もともと、BA社の企画を担当していたアイデアマンが、独立して創業した会社でしたが、当初は、生きるために何でもかんでも請け負っていたそうです。ショップのレイアウトや、お菓子のパッケージデザイン、チラシにいたるまで、「銭」になるものをがむしゃらにやるしかなかったそうなのです。ところが、やはり「昔とった杵柄(きねづか)」か、おもちゃの企画が一番「大好き」だし「やりたいこと」だということに気づき、そこから「おもちゃ」の「企画」に「集中」することになります。その社長は、とにかく「趣味」の多い人でした。子供のころから「飼育」が好きで、昆虫や金魚、犬、猫、小鳥など、なんでも飼った経験があるそうです。また、バイクや音楽も大好きで、本当に「興味・関心」と「好奇心」の塊のようなひとでした。会社を入ると、巨大水槽の、熱帯魚と陸カメが眼に飛び込んできます。社長室は、ジムマシーンが所狭し、と並んでいて、まさに異様な光景です。四六時中、「アイデア」を考えている・・・そんな人でした。

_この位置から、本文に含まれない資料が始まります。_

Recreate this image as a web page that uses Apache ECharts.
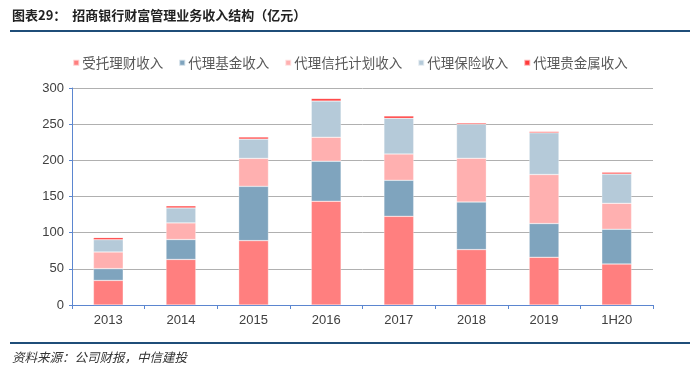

「たまごっち」も社長が「企画」した商品です。当時、腕時計型のミニ液晶ゲーム「ゲームウォッチ」が流行っていました。「ペット」が好きな社長は、この液晶の中で「ペット」を飼えないかと考えたわけです。ユーザーが一生懸命「育てる」と「ペット」が「成長」する。でも、ちゃんと「育てない」と「ひねくれたり」、場合によっては「死んだり」するという、まさに「真実味」を帯びた「育成ゲーム」を考えたのです。つまり、社長は、「コンセプト」もしくは「グランドデザイン」(木でたとえれば幹)」を考えるのです。そこに、「企画」のメンバーが、どんどん肉付けをしていきます。つまり枝葉をつけていきます。たまごからスタートするから「たまご型」の概観にしよう・・・「たまご」+「ウォッチ」=「たまごっち」・・・でも腕時計型ではなく、チェーンをつけてぶら下げよう・・・死んでしまうのは「おもちゃ」として問題では・・・「ポーズ」機能をつけて「育成」をストップさせたら・・・ダメダメ!それだと「真実味」がなくなる・・・成長したキャラクターは何種類?・・・「ヘタウマ」なタッチが新鮮だ!・・・などなど、喧々諤々(けんけんがくがく)だったそうです。


プレゼンテーションした時、BA社はSE社との合併話が出ているほど、業績は不調でした。創業者のジュニア社長が「合併推進派」で、社員は全員「絶対反対」という状況だったそうです。この当時から、「おもちゃ」というジャンルに、「ゲーム」というジャンルが出現し、業界地図も劇的に「変化」し始めていたのです。ですから、プレゼンテーションの「反応」は「可もなく不可もなく」・・・「もうどうでもいいよ!」といった「投げやりな雰囲気」だったそうで、下手すれば「没!」になるところだったと言います。幸いにも、「GO!サイン」が出て、商品化に至りました。


誰も「期待」していなかった「たまごっち」ですが、発売開始と同時に、若い女性(学生やOL)の支持を受け、「爆発的な話題」となりました。授業中に「ピーピー」鳴るのがニュースになったぐらいです。多分誰でも、やったことはなくても、一度ぐらい耳にしたことはあるのではないでしょうか?ブームは、「ニセモノ」も巻き込んで、世界中に広がりました。そして、あっという間に「沈静化」したのです。


この歴史的な「大ヒット」で、BA社の買収話は「解消」となりました。ジュニア社長は退き、銀行から新社長を受け入れて再スタートを切りました。WI社の売上は200億円に上りました。まさに「神風」です。「起死回生」です。

ところが、一気に「ブーム」が「終焉」したため、BA社は多大な「不良在庫」を抱えました。ただし、「再生」への「自信」と「覚悟」を持つことができ「社員一丸体制」ができたのです。一方、WI社は、売上は一気に落ち込んだものの、「コアコンピタンス(他社との優位性・競争力をもつ事業領域)」を見極めることができました。


「起死回生」のきっかけとなった「たまごっち」ですが、もとは、シンプルな「アイデア」です。いつも考え続けているからこそ生まれたのだと思います。普段から「問題意識」も、「興味・関心」も、「好奇心」もない人には、絶対「生み出すことなどできない芸当」だと思います。その後、「育成」を「バトル(闘い)」に変えて、男の子向けに生み出したおもちゃが「デジタルモンスター」です。また、「液晶画面」のなかで「育成」するのではなく、実際のペットのようなおもちゃをめざして開発されたのが、「プリモプエル」(触ったり握手したりといったスキンシップに反応し言葉をしゃべるコミュニケーション型ぬいぐるみ)です。「キーワード」を次々とあげながら「新化」させていっています。




育成ゲームの元祖ともいえる「たまごっち」ですが、その後、復活し、キャラクタービジネス展開を軸に、息の長い商品を目指しています。